Caldwell seemed relieved to be answering questions about the Colts' next game.
He announced three starters -- record-setting receiver Marvin Harrison, Pro Bowl linebacker Cato June and starting right tackle Ryan Diem -- would not travel to Seattle.
Harrison broke a bone in his right hand and did not practice all week, although Dungy had said Harrison could play through the injury. June has spent the past two months dealing with a sports hernia, a sore knee and a sore ankle. Diem is expected to miss the final two regular-season games with a sprained ligament in his left knee and hopes to return for Indy's first playoff game Jan. 14 or 15.
Also expected to sit are defensive linemen Corey Simon and Robert Mathis, who both have foot injuries.
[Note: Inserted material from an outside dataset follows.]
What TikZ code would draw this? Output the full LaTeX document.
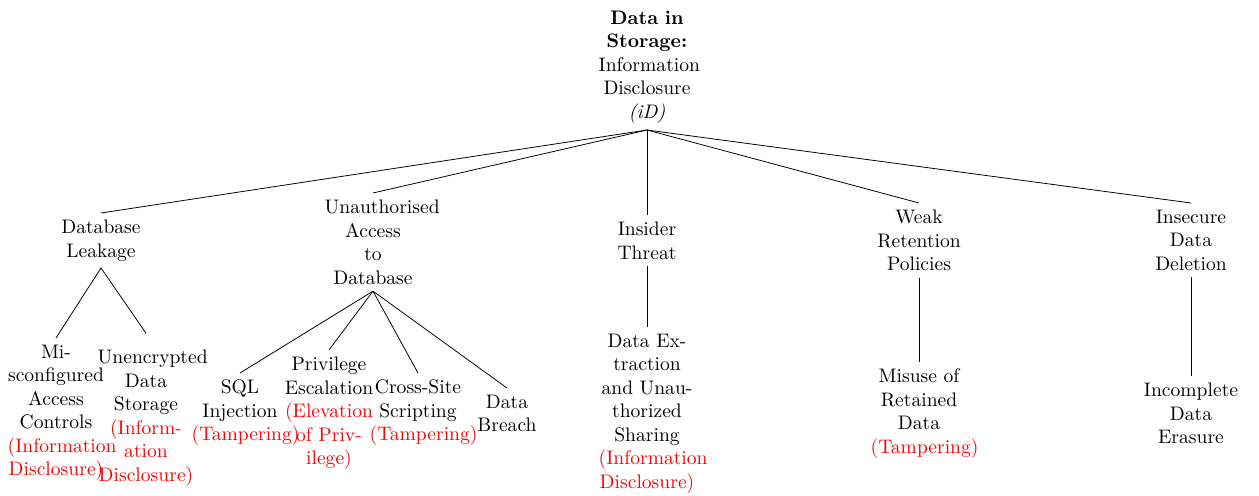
\documentclass[tikz,border=0pt]{standalone}
\usepackage{xcolor}
\newcommand\redtxt[1]{\textcolor{red}{#1}}
\tikzset{
  txt/.style={align=center, text width=49.3pt, inner sep=3.333pt, font=\normalsize, anchor=north},
  link/.style={draw=black, line width=0.4pt}
}
\begin{document}
\begin{tikzpicture}[x=0.5107pt,y=-0.5107pt]
\useasboundingbox (0,0) rectangle (1259,495);
% root
\node[txt,anchor=south] (root) at (647,130) {\textbf{Data in}\\\textbf{Storage:}\\Information\\Disclosure\\\textit{(iD)}};
% level 1
\node[txt] (dbl) at (101,213) {Database\\Leakage};
\node[txt] (uad) at (373,193) {\mbox{Unauthorised}\\Access\\to\\Database};
\node[txt] (ins) at (647,215) {Insider\\Threat};
\node[txt] (wrp) at (919,203) {Weak\\Retention\\Policies};
\node[txt] (idd) at (1191,203) {Insecure\\Data\\Deletion};
% level 2
\node[txt] (mac) at (56,338) {Mi-\\sconfigured\\Access\\Controls\\\redtxt{\mbox{(Information}}\\\redtxt{Disclosure)}};
\node[txt] (uds) at (146,343) {\mbox{Unencrypted}\\Data\\Storage\\\redtxt{(Inform-}\\\redtxt{ation}\\\redtxt{Disclosure)}};
\node[txt] (sql) at (240,373) {SQL\\Injection\\\redtxt{\mbox{(Tampering)}}};
\node[txt] (pe) at (329,350) {Privilege\\Escalation\\\redtxt{(Elevation}\\\redtxt{of Priv-}\\\redtxt{ilege)}};
\node[txt] (xss) at (418,373) {Cross-Site\\Scripting\\\redtxt{\mbox{(Tampering)}}};
\node[txt] (dbr) at (507,388) {Data\\Breach};
\node[txt] (dex) at (647,327) {Data Ex-\\traction\\and Unau-\\thorized\\Sharing\\\redtxt{\mbox{(Information}}\\\redtxt{Disclosure)}};
\node[txt] (mrd) at (919,362) {Misuse of\\Retained\\Data\\\redtxt{\mbox{(Tampering)}}};
\node[txt] (ide) at (1191,376) {Incomplete\\Data\\Erasure};
% edges
\draw[link] (root.south) -- (dbl.north);
\draw[link] (root.south) -- (uad.north);
\draw[link] (root.south) -- (ins.north);
\draw[link] (root.south) -- (wrp.north);
\draw[link] (root.south) -- (idd.north);
\draw[link] (dbl.south) -- (mac.north);
\draw[link] (dbl.south) -- ([yshift=5pt]uds.north);
\draw[link] (uad.south) -- (sql.north);
\draw[link] (uad.south) -- (pe.north);
\draw[link] (uad.south) -- (xss.north);
\draw[link] (uad.south) -- (dbr.north);
\draw[link] (ins.south) -- (dex.north);
\draw[link] (wrp.south) -- (mrd.north);
\draw[link] (idd.south) -- (ide.north);
\end{tikzpicture}
\end{document}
Pro Bowl safety Bob Sanders (back) and defensive tackle Montae Reagor (knee) might take Saturday off, too.
And Manning, who hasn't missed a start in his eight NFL seasons, might not play much.
"I'm excited, it's about time," backup quarterback Jim Sorgi said Monday. "I've been ready to play all year. I'm excited about getting some time and some significant time."
Still, Dungy's situation remained front and center at the Colts' complex.
On Thursday, the locker room was hushed and players quietly walked off the practice field. On Friday, there was more pep but things seemed to be only somewhat back to normal.
"It puts things in perspective," Glenn said Thursday. "Football is really just a little piece of life, especially when you're talking about a child. It's rough to practice and stay focused, but Jim Caldwell talked to him [Dungy], and he wants us to do well."
Some players think Saturday's game will provide an outlet for their emotions.
Receiver Brandon Stokley, whose infant son was seriously ill with bacterial meningitis the week of the AFC championship game, acknowledged Thursday that playing football helped give him a respite.
"The tough part is when you're sitting around thinking about it," he said.
Players were not available for interviews Friday. But as the Colts continue to deal with their biggest challenge, they seemed more relaxed, more jovial and more like themselves at practice.
If they can play like that Saturday, they think it will be the biggest tribute they can give Dungy.
"I had the opportunity to speak with him, and he's there helping his family," Caldwell said. "He didn't give me any directions, he just told us to go forward and do the things we normally do -- play hard and play well."
Information from The Associated Press was used in this report.